Friday, February 8, 2008

Paul Hinman: Wildrose Party founders were "underhanded" and "deceptive"

"Underhanded", "deceptive", and "weird". These are the adjectives employed by Wildrose Alliance leader Paul Hinman in describing the registration drive strategies used by the Wildrose Party's founding members. Hinman's verbal assault can be found in a story that appeared in the November 8, 2007 edition of the Fast Forward Weekly:

In a video on the party’s website, staff advise party members against talking about or even mentioning the party when collecting signatures. “It’s extremely weird,” says Paul Hinman, leader of the rival Alberta Alliance party. “I’m just flabbergasted at the way they’re doing it.” ...

... The Wildrose approach is “underhanded” and “deceptive,” [Hinman] says. “I don’t think you should be able to gather signatures if people don’t know.”
The video mentioned in the article featured two prominent founders of the Wildrose Party: (i) the first Executive Director, Link Byfield (currently running for the Wildrose Alliance in the riding of Whitecourt-Ste. Anne), and (ii) the first VP Membership, Sharon Maclise (currently running for the Wildrose Alliance in Leduc-Beaumont-Devon). The video is no longer available, but the article describes it thus:
On the Wildrose video, vice-president of membership Sharon Maclise instructs members on how to collect signatures using a method with “an 80 to 90 per cent effective rate.” To demonstrate, she does a mock cold-call at the door of party vice-president of communications Link Byfield. She begins by telling Byfield that she’s “registering a new political party here in Alberta.” When Byfield asks Maclise what the party stands for, she replies: “I can stand here at the door and tell you all about what the party stands for, and it really doesn’t do us — you and I — any good at this point. We’re just still trying to get the party registered.”

The video reminds members they’re not selling memberships — “you certainly won’t be able to do that,” says Byfield — and instructs members to focus on apartment buildings instead of residential streets, because apartments generally have younger residents. “Younger people are more open to things,” says Maclise on the video. “They’re more inviting. Sometimes as we get older we get a little more crotchety and difficult.” She then gives suggestions on how to get access to locked apartment buildings.
So, while it is likely true that Paul Hinman's description of the video applies to all those involved in the formation of the Wildrose Party, it is also clear that he was singling out the two Wildrosers who had starring roles in the video - Link Byfield, and Sharon Maclise.

Now, those of you who have been following my blogging may recall that I wrote about the Wildrose Party's bizarre registration tactics in The Wildrose Report.
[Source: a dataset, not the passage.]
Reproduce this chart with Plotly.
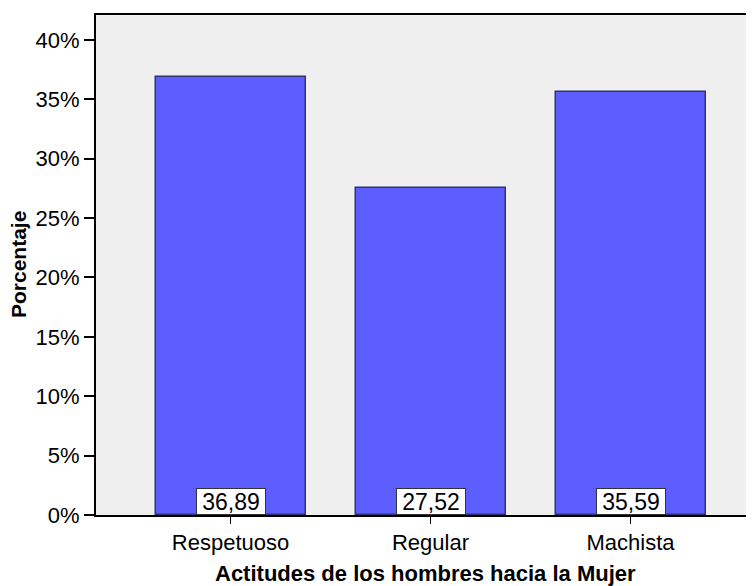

I confess that I likened the registration drive to "a sleazy, door to door, vacuum cleaner sales pitch", described it as "a comedy of errors", chastised the techniques used as "manipulative", and accused the Wildrose leaders of "duping the membership".

What you readers are not aware of is that after I wrote these posts, I second-guessed myself. I pondered whether I had been a little too harsh in my choice of words. While I make no bones about that fact that I am oppositional to the right wing federalists, angry braying and personal attacks are certainly not part of my repertoire.

However, now that I see the bitterness and vindictiveness in Paul Hinman's rhetorical onslaught, I must say that any concerns I had about my own writing seem trivial.

The best I could manage in impugning the registration drive was a metaphor about vacuum cleaner sales pitches. Paul Hinman blows his stack and levels a ripping attack aimed directly at the personal integrity of people who are close enough to him politically that they are now running for the party he leads.

Wow! Hinman is harder on his political friends, than I am on my political enemies. I feel like a wuss.

If I'm going to run with this crowd, I'd better learn to crank things up a notch.